··· Data records
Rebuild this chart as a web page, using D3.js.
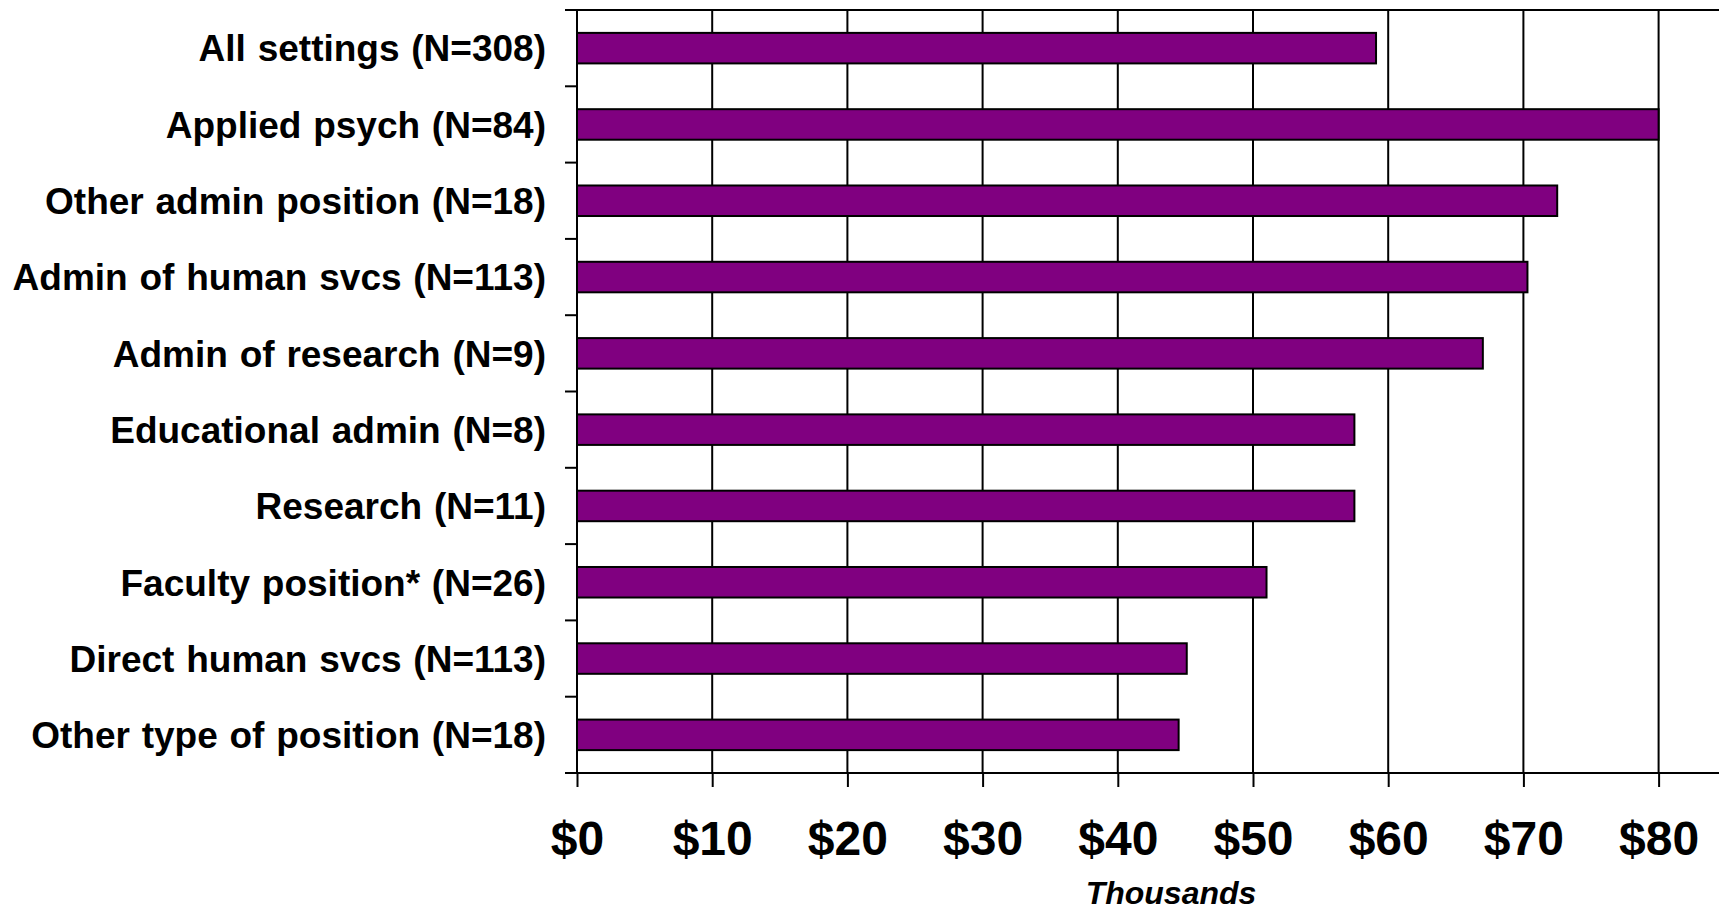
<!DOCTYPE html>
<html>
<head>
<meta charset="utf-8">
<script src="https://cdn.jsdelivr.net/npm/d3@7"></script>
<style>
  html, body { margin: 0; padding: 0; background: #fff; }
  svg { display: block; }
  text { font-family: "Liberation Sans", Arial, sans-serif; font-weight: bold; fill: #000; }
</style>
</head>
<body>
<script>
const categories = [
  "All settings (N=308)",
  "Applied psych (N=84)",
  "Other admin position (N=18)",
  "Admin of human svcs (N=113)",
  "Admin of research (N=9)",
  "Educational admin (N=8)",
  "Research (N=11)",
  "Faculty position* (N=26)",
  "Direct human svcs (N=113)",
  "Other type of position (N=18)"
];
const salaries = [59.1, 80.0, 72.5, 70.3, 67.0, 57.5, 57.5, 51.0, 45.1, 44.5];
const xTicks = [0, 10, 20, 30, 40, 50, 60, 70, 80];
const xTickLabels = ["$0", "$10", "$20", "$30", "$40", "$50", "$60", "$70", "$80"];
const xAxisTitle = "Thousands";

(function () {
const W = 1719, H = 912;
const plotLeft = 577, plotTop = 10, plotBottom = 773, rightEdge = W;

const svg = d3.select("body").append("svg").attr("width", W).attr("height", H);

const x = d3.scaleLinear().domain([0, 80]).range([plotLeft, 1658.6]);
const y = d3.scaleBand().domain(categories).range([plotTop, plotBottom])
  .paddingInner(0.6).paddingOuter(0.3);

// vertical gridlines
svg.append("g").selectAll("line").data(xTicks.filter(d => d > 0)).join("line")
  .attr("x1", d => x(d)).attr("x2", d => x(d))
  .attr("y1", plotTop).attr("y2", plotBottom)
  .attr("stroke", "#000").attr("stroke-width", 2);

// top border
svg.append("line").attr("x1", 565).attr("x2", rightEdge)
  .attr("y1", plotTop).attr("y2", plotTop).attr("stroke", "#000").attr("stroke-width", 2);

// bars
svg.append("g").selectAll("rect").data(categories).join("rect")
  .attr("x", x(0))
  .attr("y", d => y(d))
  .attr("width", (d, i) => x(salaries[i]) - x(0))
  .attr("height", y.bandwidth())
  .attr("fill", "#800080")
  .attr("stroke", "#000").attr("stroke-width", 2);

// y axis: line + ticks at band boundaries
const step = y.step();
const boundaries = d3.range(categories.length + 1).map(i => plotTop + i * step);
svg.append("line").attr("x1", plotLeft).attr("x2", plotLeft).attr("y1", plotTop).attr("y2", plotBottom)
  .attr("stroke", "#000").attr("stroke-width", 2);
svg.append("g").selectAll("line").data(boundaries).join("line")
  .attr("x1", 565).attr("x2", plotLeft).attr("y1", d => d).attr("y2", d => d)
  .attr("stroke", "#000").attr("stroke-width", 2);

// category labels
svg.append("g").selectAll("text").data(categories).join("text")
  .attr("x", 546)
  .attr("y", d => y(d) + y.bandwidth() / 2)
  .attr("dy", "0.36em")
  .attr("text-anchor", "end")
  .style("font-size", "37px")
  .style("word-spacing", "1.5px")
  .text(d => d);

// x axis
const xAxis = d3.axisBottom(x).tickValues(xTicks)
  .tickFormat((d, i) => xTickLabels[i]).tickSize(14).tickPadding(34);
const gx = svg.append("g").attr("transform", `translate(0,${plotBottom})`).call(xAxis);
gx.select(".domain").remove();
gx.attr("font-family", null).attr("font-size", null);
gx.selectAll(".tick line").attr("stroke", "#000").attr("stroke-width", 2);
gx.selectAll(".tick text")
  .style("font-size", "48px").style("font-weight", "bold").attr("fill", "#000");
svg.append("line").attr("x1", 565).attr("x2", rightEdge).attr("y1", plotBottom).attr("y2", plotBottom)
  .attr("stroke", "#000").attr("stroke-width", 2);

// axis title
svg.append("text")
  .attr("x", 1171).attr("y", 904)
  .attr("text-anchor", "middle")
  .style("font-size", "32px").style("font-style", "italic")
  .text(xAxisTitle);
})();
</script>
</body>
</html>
······
··· Data records
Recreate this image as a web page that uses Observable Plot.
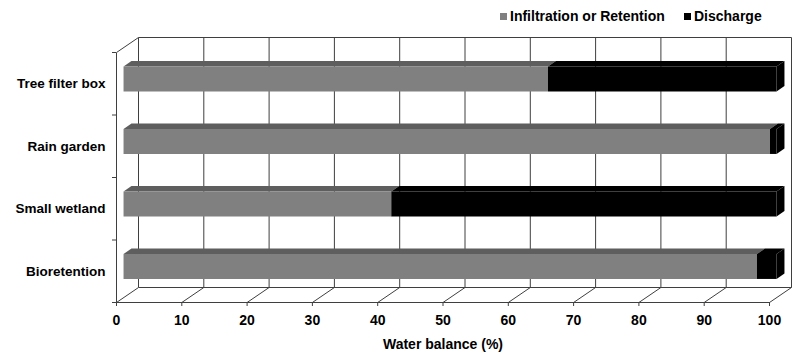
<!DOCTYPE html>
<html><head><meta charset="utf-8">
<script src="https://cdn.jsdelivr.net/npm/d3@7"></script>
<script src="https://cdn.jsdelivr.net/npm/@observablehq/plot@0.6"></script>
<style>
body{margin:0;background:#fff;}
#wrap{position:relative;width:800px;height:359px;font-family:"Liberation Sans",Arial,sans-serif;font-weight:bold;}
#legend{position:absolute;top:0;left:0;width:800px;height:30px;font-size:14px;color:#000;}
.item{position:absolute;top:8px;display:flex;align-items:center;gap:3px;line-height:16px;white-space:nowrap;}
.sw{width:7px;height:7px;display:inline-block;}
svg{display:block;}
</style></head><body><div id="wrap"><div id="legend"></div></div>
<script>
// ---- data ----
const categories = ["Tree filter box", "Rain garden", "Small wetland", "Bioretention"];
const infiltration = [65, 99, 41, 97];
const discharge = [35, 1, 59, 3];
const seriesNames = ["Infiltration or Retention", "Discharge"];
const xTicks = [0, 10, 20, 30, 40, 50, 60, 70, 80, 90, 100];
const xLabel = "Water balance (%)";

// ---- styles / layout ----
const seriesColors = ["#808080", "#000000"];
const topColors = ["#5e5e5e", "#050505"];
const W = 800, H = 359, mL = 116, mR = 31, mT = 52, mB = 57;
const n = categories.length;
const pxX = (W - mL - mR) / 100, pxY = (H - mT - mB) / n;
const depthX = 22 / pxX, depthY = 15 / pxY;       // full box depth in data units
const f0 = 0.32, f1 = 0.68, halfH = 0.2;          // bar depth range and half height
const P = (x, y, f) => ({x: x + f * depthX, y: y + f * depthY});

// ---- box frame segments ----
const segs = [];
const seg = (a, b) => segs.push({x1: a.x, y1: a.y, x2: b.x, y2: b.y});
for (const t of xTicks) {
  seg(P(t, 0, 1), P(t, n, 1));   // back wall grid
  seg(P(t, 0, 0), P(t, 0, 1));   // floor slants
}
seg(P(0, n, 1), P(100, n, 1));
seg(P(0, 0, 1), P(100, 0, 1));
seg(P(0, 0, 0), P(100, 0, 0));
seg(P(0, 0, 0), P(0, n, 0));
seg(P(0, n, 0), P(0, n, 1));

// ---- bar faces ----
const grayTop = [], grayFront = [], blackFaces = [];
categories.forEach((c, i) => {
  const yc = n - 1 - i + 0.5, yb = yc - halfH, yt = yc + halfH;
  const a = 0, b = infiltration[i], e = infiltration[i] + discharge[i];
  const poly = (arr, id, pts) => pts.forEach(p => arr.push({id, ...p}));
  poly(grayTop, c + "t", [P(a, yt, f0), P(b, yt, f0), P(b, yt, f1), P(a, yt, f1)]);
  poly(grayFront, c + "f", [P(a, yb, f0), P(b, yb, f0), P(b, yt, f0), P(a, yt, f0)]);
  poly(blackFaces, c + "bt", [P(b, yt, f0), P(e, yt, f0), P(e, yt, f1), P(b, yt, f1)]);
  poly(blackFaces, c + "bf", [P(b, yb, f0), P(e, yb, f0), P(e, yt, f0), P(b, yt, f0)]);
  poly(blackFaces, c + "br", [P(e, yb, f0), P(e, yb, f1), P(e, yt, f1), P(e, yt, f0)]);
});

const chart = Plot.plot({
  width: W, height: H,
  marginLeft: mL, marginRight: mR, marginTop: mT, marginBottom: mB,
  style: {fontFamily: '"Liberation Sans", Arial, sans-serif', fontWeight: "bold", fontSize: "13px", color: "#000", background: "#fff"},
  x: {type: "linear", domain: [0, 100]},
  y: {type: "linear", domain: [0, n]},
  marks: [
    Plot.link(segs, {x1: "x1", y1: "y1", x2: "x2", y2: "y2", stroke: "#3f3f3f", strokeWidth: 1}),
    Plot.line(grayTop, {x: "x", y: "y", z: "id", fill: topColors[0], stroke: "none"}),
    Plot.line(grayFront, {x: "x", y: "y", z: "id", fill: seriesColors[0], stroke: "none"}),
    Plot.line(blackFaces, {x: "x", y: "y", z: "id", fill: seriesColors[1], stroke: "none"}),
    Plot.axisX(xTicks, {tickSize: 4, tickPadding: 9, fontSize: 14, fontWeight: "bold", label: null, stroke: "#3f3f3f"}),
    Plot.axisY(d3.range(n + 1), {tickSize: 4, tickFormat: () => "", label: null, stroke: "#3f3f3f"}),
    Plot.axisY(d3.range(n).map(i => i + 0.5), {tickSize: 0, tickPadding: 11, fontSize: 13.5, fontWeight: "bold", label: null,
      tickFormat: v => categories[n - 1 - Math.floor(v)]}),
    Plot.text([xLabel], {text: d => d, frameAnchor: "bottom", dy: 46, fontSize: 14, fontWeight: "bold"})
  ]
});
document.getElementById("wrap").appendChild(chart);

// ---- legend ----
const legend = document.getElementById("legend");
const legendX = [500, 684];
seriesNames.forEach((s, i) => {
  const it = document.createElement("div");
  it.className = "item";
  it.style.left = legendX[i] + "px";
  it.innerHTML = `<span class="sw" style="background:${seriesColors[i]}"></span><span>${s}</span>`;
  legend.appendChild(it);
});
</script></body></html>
······
Filter for "this". Return all lines that hold it.

The output:
Rebuild this chart as a web page, using D3.js.
Recreate this image as a web page that uses Observable Plot.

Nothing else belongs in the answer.